If \(r\) is exactly halfway between the smallest representable finite number and the theoretical next finite value (exceeding the range), then it is rounded to \(-\infty\).

\(\mathrm{NaN}\) cannot be the result of a rounding operation.

Example

TODO

TODO: Describe the other modes

Operations#

Algorithm: Checking for Equality

To check if two IEEE 754 numbers are equal according to the standard:

Positive zero is numerically equal to negative zero, i.e. \(+0 == -0\) is true.
\(\mathrm{NaN}\) is never equal to \(\mathrm{NaN}\), i.e. \(\mathrm{NaN} == \mathrm{NaN}\) is false.
In all other cases, two IEEE 754 numbers are equal if and only if they are bitwise equal.

Algorithm: Addition

We want to compute the addition \(A + B\) of two numbers \(A\) and \(B\) in the same IEEE 754 format. Let \(S_A\) and \(S_B\) be their sign bits, let \(E_A\) and \(E_B\) be their biased exponents, let \(T_A\) and \(T_B\) be their trailing significant fields and let \(K\) be the common bias.

Check for special values:

If at least one of the operands is \(\mathrm{NaN}\), the result is also \(\mathrm{NaN}\).
If both operands are infinity with the same sign, the result is that infinity.
If the operands are infinity but with different signs, the result is \(\mathrm{NaN}\).
If one operand is finite and the other is an infinity, the result is that infinity.
If both operands are zero with the same sign, the result is zero with that sign.
If both operands are zero but with opposite signs, the result is \(+0\) (assuming default rounding).

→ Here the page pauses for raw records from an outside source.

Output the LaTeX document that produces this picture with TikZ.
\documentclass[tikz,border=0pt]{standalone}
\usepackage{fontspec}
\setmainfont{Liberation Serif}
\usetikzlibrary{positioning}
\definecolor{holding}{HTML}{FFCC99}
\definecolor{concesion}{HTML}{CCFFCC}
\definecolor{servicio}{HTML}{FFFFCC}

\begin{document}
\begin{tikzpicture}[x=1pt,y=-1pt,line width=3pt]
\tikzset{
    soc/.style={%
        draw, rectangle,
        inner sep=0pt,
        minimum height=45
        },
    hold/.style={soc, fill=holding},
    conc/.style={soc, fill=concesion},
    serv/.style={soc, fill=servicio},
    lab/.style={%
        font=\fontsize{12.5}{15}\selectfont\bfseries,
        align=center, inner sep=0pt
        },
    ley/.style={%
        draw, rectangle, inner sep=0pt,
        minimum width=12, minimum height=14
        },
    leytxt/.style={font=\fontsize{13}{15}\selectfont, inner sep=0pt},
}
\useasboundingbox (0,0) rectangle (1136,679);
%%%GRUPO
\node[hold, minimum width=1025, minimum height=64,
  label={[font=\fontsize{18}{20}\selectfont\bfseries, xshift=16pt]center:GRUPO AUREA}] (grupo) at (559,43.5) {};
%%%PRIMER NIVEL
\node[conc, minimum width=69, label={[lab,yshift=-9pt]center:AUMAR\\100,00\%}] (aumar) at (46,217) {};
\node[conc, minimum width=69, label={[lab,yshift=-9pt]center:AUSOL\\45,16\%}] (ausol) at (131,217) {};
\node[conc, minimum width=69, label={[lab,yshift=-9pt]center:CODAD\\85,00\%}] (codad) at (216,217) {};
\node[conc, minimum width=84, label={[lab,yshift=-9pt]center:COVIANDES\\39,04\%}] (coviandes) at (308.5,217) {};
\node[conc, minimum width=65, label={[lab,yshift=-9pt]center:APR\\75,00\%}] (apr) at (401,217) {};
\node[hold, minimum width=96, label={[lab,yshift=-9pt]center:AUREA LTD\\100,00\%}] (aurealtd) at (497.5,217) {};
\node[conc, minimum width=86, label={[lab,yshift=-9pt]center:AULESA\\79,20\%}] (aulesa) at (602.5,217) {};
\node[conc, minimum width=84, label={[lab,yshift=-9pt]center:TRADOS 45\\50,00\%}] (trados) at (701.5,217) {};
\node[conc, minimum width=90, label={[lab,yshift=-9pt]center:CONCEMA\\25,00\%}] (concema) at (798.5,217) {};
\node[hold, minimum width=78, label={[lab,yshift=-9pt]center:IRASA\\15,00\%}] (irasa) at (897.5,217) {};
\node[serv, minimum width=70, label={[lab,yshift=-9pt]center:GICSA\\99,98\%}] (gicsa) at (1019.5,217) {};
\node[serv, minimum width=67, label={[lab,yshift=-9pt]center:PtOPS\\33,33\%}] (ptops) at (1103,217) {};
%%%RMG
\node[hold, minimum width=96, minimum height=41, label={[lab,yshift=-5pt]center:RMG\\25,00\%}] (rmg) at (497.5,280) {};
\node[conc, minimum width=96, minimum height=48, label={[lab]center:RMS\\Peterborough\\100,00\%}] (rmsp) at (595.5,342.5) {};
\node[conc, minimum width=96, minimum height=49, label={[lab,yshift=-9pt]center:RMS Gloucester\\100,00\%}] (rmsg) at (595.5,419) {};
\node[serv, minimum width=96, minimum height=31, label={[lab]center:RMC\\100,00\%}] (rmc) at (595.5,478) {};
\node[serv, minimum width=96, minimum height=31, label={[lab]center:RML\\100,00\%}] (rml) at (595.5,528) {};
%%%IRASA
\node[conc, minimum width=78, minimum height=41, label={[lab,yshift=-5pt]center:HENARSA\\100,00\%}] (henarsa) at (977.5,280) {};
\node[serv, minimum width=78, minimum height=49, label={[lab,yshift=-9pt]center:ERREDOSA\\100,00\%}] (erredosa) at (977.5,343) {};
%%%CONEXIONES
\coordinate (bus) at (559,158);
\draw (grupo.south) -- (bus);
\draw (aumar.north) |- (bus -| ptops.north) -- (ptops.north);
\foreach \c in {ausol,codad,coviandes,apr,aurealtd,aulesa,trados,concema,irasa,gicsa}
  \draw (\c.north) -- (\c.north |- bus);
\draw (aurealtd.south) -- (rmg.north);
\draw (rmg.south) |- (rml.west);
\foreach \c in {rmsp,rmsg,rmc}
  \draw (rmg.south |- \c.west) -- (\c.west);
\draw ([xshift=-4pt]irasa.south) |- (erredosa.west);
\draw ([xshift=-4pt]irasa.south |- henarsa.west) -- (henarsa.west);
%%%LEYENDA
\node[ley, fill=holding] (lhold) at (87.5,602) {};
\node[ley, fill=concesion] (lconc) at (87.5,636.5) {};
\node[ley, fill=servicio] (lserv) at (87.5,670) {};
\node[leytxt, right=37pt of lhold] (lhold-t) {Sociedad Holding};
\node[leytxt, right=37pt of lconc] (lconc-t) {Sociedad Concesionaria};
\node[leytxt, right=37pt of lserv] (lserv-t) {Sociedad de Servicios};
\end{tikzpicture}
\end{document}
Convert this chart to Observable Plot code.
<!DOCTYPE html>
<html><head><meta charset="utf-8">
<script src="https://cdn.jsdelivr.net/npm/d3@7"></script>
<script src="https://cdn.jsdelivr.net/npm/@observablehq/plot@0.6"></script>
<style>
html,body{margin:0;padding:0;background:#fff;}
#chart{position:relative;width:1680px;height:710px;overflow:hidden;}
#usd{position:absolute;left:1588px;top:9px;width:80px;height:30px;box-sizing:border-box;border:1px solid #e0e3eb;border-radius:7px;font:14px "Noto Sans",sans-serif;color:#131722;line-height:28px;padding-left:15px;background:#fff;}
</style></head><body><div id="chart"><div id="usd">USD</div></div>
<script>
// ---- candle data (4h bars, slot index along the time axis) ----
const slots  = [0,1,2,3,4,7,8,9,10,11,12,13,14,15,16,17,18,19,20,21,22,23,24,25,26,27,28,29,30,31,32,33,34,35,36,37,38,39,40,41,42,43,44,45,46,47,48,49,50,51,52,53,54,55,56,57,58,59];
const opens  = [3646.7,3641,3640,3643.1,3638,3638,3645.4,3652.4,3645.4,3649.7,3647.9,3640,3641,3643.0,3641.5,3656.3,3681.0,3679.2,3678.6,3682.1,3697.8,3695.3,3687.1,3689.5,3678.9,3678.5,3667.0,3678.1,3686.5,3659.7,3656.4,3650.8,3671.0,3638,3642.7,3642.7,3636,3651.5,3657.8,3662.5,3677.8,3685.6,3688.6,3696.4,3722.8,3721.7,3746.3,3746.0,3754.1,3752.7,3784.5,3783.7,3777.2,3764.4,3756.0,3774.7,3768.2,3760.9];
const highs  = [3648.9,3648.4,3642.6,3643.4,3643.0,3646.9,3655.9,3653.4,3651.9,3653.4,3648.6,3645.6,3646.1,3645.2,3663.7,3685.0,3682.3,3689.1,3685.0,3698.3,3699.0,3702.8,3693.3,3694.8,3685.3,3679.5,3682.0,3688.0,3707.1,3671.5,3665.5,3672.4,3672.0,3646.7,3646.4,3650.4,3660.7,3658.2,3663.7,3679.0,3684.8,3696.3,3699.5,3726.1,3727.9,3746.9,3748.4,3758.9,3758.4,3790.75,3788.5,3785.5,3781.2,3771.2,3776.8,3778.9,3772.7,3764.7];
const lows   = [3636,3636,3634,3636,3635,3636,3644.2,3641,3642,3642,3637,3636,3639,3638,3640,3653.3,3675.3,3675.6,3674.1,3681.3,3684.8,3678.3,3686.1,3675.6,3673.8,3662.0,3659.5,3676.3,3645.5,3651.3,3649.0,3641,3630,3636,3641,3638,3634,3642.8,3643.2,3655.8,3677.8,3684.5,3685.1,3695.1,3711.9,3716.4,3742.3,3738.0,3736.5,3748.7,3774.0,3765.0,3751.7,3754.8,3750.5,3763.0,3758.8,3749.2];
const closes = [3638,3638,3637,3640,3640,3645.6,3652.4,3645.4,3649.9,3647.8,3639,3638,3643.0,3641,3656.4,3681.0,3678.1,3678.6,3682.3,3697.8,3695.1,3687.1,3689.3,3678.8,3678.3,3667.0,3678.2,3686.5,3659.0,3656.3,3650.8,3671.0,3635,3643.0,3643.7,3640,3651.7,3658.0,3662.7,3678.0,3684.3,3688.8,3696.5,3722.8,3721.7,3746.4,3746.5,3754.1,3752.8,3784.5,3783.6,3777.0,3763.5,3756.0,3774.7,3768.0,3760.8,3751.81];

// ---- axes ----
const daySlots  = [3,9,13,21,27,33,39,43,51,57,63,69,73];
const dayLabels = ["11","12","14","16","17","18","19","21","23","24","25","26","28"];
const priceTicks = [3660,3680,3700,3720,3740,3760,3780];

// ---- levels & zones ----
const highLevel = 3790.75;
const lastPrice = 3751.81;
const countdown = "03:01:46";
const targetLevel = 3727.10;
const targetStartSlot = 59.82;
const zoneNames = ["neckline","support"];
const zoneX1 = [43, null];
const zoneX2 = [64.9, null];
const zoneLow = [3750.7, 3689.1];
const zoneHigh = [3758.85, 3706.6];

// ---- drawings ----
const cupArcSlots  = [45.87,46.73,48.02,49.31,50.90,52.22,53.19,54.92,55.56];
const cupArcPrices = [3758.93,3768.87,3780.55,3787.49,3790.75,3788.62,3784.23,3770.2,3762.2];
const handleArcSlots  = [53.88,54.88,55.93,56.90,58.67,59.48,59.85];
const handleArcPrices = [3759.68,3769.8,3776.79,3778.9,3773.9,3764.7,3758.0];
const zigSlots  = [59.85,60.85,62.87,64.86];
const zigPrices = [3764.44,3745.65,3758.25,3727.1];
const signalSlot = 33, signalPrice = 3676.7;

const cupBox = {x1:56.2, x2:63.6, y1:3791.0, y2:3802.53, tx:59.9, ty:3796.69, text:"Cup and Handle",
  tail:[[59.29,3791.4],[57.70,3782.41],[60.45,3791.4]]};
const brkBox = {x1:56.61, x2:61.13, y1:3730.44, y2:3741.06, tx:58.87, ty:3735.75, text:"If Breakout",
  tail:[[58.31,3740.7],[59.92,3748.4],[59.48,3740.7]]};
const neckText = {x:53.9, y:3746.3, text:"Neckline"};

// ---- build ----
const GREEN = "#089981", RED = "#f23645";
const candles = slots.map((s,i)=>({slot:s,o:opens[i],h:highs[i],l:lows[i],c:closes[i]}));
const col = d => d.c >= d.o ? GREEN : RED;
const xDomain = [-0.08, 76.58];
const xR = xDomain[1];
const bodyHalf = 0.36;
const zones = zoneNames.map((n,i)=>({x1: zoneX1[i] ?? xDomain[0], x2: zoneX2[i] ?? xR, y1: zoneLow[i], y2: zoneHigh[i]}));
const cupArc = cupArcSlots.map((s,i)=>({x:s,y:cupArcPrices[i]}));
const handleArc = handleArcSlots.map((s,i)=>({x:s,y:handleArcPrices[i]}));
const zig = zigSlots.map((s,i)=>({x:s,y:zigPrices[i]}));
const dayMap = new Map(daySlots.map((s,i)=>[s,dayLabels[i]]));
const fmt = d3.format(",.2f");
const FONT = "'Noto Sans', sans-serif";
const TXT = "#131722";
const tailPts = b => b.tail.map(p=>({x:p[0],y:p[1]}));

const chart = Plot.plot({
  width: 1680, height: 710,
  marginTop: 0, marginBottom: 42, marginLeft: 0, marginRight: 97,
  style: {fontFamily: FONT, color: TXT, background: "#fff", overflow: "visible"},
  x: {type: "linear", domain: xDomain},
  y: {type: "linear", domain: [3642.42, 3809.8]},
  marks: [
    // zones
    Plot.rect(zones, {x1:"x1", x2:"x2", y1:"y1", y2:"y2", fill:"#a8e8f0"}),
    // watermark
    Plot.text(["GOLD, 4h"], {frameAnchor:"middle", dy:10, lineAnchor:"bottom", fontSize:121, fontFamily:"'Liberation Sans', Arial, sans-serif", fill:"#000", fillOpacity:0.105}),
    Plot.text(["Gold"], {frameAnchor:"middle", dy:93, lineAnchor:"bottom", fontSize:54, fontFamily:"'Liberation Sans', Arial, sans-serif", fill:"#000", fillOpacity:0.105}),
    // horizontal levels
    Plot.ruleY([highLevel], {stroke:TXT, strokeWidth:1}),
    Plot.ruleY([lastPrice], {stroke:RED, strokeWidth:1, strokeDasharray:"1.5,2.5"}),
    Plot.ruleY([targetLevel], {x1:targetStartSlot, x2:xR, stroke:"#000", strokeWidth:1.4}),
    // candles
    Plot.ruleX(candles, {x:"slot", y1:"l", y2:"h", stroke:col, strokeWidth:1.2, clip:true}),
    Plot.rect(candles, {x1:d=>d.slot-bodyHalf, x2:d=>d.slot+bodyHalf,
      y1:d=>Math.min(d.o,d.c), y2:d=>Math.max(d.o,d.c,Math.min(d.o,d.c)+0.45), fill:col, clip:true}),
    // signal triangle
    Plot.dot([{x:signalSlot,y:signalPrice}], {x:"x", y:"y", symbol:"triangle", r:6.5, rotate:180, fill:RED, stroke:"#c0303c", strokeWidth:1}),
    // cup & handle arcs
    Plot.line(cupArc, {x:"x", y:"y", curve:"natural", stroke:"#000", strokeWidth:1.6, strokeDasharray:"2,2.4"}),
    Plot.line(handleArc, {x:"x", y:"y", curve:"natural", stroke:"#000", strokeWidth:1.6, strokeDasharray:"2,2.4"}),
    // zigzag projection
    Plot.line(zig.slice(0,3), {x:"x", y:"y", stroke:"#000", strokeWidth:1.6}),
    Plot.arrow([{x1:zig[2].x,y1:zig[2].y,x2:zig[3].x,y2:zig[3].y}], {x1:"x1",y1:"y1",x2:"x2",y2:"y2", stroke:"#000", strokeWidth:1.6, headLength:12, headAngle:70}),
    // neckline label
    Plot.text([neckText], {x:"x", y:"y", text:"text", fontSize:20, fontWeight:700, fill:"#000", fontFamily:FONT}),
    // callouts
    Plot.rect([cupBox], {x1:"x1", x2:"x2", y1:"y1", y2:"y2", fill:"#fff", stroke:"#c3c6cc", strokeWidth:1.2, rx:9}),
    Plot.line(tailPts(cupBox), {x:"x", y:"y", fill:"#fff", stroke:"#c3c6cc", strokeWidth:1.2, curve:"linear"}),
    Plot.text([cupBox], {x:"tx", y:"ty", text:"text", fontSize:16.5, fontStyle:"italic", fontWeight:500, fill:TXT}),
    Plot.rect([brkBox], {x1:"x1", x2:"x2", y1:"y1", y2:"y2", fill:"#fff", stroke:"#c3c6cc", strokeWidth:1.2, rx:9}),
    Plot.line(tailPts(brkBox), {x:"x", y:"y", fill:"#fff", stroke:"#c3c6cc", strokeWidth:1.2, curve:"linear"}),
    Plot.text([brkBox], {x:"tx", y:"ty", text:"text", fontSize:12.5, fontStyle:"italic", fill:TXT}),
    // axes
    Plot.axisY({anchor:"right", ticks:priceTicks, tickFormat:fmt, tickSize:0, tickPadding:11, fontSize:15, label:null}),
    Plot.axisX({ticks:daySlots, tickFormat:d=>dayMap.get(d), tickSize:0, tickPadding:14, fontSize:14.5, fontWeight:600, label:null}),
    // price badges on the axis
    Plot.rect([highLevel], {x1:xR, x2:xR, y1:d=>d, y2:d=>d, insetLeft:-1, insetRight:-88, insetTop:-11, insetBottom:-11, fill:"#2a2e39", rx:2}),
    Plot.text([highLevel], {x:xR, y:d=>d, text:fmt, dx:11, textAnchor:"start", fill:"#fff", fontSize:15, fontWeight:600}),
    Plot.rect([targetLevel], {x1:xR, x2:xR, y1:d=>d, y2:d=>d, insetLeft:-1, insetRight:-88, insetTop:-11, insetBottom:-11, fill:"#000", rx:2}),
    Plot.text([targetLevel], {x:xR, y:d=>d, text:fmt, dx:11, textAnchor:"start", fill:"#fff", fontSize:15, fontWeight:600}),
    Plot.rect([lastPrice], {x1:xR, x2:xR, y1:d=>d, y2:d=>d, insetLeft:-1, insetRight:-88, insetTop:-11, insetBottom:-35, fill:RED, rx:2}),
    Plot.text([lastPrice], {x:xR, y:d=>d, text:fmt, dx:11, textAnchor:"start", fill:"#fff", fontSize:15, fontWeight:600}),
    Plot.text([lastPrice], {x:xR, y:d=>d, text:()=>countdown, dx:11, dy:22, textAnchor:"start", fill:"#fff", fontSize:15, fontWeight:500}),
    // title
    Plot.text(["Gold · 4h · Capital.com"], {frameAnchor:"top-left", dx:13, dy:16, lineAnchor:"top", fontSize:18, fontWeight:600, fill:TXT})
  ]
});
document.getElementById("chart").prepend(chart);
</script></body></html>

Calculate the significands \(M_A\) and \(M_B\) by appending the implicit hidden bit to \(T_A\) and \(T_B\) (1 for normalized numbers, 0 for subnormals).
Calculate \(\delta = E_A - E_B\). Initialize the result biased exponent \(E_{\text{res}} = \max(E_A, E_B)\).

If \(\delta > 0\), then right-shift \(M_B\) by \(\delta\) positions: \(M_B \leftarrow M_B \times 2^{-\delta}\).
If \(\delta < 0\), then right-shift \(M_A\) by \(|\delta|\) positions: \(M_A \leftarrow M_A \times 2^{-|\delta|}\).
If \(\delta = 0\), then proceed.

Add or subtract the significands and determine the sign bit of the result.

If \(S_A = S_B\), then add the significands: \(M_{\text{res}} \leftarrow M_A + M_B\). The sign bit is preserved: \(S_{\text{res}} = S_A\).
If \(S_A \neq S_B\), then subtract the significands: \(M_{\text{res}} = |M_A - M_B|\).
- If \(M_{\text{res}} = 0\), then \(S_{\text{res}} = +\) (for default Round to Nearest).
- If \(M_A > M_B\), then \(S_{\text{res}} = S_A\).
- If \(M_B > M_A\), then \(S_{\text{res}} = S_B\).

Normalize \(E_{\text{res}}\) and \(M_{\text{res}}\) to comply with the IEEE 754 format:

If \(M_{\text{res}} = 0\), then set \(E_{\text{res}} = 0\) and \(T_{\text{res}} = 0\) (the result is a signed zero).
If \(M_{\text{res}} \ge 2\), then right-shift \(M_{\text{res}}\) by 1 position and increment \(E_{\text{res}}\) by 1: \(M_{\text{res}} \leftarrow M_{\text{res}} \times 2^{-1}\) and \(E_{\text{res}} \leftarrow E_{\text{res}} + 1\).
If \(M_{\text{res}} < 1\) and \(M_{\text{res}} > 0\), then repeatedly left-shift \(M_{\text{res}}\) and decrement \(E_{\text{res}}\) until \(M_{\text{res}} \ge 1\) or \(E_{\text{res}}\) reaches the minimum valid exponent (handling subnormal results).

Round the significand \(M_{\text{res}}\) to the target precision using the appropriate rounding mode (e.g., Round to Nearest, Ties to Even).

If rounding causes a carry that makes \(M_{\text{res}} \ge 2\), then right-shift \(M_{\text{res}}\) by 1 position and increment \(E_{\text{res}}\) by 1.
Check for overflow: If \(E_{\text{res}}\) exceeds the maximum exponent value, set \(E_{\text{res}}\) to all ones and \(T_{\text{res}} = 0\) (the result is \(\pm \infty\)).
Check for underflow: If \(E_{\text{res}}\) becomes smaller than the minimum normalized exponent and \(M_{\text{res}}\) cannot be normalized, the result is subnormal.

Construct the final result fraction \(T_{\text{res}}\).

If the result is normalized (\(M_{\text{res}} \ge 1\)), remove the leading hidden bit: \(T_{\text{res}} \leftarrow M_{\text{res}} - 1\).
If the result is subnormal (\(M_{\text{res}} < 1\)), the leading bit is already 0, so \(T_{\text{res}} \leftarrow M_{\text{res}}\).
Combine \(S_{\text{res}}\), \(E_{\text{res}}\), and \(T_{\text{res}}\) into the final bit string.

Algorithm: Subtraction

The subtraction \(A - B\) is calculated as the addition of \(A\) and \(B\) with a flipped sign bit.